Pride it seems was much closer to the Fifth Monarchist movement that gained strength towards the end of the revolution. Hodkinson eastablishes that Pride had connections to some Fifth Monarchist men like William Goffe, whom Pride served with throughout the revolution. Significantly both Pride and Goffe signed the death warrant of Charles 1st.

Despite Thomas Pride’s role as a regicide, Hodkinson does not believe he was a Republican. According to him.“There were certainly Republican elements in the regiment he commanded, which emerged in the Overton Plot of 1654 and after Cromwell's death in 1658. Pride was able to curb his soldiers' republicanism for most of the 1650s. The fact they supported the Rump Parliament against Richard Cromwell following their colonel's death is a testament to the force of Pride's command and strength of his personality”.

Money and Death

It would be a cynical historian who believes that Pride’s action during the revolution was motivated by greed. However, we should not be naïve to think that monetary considerations did not play a part. It is clear that Pride was more than adequately rewarded for his services to the revolution. As Gentles[3] points out somewhat cynically “as a revolutionary insider, he had had no difficulty obtaining redemption of his debts.” His wealth at death was £12,015 or more.

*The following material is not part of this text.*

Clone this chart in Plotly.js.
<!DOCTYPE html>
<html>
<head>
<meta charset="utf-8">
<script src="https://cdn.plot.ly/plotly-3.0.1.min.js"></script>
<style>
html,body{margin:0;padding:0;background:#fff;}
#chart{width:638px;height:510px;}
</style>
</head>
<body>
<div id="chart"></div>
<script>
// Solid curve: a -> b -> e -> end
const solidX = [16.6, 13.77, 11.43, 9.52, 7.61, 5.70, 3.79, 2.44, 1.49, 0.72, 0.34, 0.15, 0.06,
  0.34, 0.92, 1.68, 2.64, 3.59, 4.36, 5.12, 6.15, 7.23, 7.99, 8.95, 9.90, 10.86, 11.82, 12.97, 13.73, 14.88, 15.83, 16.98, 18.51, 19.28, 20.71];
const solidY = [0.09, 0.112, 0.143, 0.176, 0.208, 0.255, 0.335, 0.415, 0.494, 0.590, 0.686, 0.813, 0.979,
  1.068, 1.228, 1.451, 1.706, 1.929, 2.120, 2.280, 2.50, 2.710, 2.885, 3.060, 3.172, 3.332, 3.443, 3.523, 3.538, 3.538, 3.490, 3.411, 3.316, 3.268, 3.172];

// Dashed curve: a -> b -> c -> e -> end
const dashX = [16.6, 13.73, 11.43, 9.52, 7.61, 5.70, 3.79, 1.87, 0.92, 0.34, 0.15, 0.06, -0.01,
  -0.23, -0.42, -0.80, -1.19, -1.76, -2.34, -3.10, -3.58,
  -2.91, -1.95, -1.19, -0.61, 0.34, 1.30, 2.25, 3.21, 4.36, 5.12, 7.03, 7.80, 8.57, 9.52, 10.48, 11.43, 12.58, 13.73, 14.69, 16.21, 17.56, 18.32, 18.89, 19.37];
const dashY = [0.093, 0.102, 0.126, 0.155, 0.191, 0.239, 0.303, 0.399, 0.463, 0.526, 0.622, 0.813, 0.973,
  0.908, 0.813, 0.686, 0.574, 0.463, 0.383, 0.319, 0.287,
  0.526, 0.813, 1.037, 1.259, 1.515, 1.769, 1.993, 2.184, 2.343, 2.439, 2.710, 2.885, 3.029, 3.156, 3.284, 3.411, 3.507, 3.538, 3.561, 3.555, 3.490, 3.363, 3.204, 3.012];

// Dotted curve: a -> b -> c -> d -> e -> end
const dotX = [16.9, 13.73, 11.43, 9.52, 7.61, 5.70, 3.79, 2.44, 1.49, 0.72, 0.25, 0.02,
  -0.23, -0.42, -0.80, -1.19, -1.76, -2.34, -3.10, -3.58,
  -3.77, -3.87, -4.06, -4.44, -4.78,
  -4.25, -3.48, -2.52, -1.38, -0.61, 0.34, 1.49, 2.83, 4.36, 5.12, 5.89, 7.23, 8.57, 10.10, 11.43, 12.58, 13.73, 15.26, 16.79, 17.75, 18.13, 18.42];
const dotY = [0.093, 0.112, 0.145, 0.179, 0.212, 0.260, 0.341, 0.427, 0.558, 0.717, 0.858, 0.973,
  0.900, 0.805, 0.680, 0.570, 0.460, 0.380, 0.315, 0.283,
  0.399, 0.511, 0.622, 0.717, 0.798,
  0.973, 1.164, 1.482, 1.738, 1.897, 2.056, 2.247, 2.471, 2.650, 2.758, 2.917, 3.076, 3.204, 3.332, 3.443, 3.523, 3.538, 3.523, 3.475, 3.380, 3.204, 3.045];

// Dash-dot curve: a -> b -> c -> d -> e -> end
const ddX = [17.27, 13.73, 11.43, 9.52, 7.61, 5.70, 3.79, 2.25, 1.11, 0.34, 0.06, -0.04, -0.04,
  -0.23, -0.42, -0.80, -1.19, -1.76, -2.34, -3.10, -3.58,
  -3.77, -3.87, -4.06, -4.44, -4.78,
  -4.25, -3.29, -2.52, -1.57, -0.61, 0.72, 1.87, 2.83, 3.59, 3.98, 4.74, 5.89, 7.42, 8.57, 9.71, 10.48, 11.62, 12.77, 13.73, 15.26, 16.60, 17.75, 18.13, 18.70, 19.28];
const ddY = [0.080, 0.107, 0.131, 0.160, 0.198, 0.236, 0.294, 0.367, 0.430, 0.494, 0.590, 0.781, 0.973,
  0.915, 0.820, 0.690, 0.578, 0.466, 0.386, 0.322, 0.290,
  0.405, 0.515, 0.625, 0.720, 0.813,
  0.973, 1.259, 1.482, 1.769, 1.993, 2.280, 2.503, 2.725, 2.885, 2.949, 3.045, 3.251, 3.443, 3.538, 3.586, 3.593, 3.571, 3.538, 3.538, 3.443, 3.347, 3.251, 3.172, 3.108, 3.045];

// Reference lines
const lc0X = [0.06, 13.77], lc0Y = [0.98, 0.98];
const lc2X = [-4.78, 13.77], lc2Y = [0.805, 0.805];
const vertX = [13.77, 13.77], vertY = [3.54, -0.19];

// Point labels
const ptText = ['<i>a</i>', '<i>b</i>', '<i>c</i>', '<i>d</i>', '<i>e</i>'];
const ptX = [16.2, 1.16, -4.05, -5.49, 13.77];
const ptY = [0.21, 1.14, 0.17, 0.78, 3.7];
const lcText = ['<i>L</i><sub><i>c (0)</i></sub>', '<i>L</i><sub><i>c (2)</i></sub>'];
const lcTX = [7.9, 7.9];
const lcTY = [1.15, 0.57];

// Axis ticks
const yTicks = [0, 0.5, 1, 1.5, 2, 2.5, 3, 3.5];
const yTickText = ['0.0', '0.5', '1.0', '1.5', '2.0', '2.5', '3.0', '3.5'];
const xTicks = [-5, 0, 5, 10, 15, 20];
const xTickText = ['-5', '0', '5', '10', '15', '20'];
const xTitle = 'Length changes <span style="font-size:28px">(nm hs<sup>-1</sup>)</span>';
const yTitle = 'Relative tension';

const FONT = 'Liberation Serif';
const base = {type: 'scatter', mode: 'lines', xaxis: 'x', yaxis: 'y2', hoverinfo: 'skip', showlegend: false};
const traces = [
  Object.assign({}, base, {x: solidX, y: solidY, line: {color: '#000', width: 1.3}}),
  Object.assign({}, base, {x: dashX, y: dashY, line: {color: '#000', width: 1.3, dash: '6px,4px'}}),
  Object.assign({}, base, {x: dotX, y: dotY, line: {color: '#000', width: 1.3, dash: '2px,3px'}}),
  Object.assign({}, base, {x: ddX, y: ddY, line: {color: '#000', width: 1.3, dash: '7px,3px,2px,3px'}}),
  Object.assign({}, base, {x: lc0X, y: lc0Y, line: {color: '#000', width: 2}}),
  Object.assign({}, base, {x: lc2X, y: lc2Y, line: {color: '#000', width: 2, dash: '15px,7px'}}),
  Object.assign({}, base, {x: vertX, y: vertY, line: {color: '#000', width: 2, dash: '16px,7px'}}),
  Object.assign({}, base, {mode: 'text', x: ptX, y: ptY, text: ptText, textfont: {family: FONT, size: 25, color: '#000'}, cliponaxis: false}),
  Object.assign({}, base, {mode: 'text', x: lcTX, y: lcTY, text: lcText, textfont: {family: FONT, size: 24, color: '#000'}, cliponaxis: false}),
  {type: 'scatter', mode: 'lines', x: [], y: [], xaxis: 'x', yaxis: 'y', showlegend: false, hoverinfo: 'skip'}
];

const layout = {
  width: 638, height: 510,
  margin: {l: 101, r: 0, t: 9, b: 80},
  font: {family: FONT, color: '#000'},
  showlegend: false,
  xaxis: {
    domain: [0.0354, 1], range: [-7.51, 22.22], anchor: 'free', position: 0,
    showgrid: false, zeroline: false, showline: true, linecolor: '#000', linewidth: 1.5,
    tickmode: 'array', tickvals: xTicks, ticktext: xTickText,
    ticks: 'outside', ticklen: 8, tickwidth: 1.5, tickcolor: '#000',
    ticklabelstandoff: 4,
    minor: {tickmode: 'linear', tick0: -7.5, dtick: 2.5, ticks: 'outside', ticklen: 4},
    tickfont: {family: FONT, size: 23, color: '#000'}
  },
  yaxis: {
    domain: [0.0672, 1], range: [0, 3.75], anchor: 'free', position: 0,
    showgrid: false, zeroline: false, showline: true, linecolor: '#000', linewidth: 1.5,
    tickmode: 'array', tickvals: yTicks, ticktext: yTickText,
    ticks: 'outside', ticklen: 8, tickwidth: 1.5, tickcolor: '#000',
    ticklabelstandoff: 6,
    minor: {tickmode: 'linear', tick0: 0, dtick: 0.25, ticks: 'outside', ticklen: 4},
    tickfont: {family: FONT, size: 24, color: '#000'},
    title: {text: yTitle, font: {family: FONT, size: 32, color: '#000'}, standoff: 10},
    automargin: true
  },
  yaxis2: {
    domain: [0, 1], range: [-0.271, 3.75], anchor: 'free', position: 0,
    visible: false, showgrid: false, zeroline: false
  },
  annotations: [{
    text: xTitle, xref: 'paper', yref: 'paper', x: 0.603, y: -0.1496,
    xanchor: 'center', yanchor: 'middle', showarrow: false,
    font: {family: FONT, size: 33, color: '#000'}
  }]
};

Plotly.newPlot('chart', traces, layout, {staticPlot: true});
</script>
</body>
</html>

The Restoration period did not treat Pride very well. After death, he was labeled a traitor, and along with other dead regicides, he was to have his body exhumed and hanged at Tyburn alongside  Cromwell, Ireton and Bradshaw. In pride's case, this, in fact, did not go ahead because his body could not be found.

Conclusion

Cromwell’s Buffoon is a fascinating account of Thomas Pride. Given the sparsity of information, Hodkinson has managed to bring to life a forgotten participant of the English Revolution. The book combines political, social and military history.  It is hoped that this book gets a wide circulation and should be on university reading lists.